Proper tire inflation becomes crucial on long highway drives. Under-inflated tires by just 20% can decrease fuel economy by 5% while creating dangerous heat buildup at highway speeds. Check tire pressure monthly and before long trips, measuring when tires are cold for accurate readings. The placard on your driver’s door jamb shows manufacturer-recommended pressures—not the maximum pressure stamped on the tire sidewall.

Cruise control maintains consistent speeds that reduce fuel consumption on flat terrain but can waste fuel on hilly routes by accelerating uphill when it would be more efficient to allow modest speed reduction. Learn to use cruise control strategically based on topography.

Preventive Measures Against Rust and Corrosion

Undercarriage washing during winter months, particularly after exposure to road salt, dramatically extends vehicle life. Many car washes offer underspray options specifically for salt removal. Aim for monthly winter washes at minimum, focusing on wheel wells and the undercarriage where salt accumulates.

Annual rustproofing treatments—either oil-based sprays or rubberized undercoatings—create barriers between metal and corrosive elements. Applied consistently from a vehicle’s first winter, these treatments can preserve resale value and structural integrity for years. Expect to invest $120-150 annually for professional application, which typically pays for itself in retained value when selling.

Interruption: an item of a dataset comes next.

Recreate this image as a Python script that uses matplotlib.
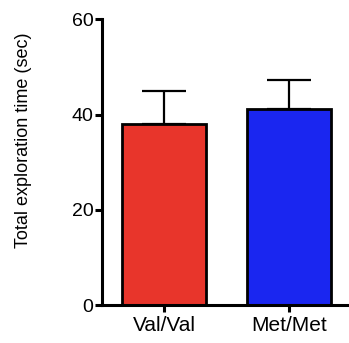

Understanding Canadian car ownership means embracing both its challenges and opportunities. The knowledge you’ve gained here—from provincial insurance variations to documentation essentials and climate-specific maintenance—forms the foundation for confident, cost-effective vehicle ownership. Each topic we’ve introduced connects to deeper considerations worth exploring as your needs evolve. The Canadian automotive landscape is complex, but with the right information, you’re equipped to navigate it successfully while protecting your investment and ensuring safe, legal operation of your vehicle throughout the year.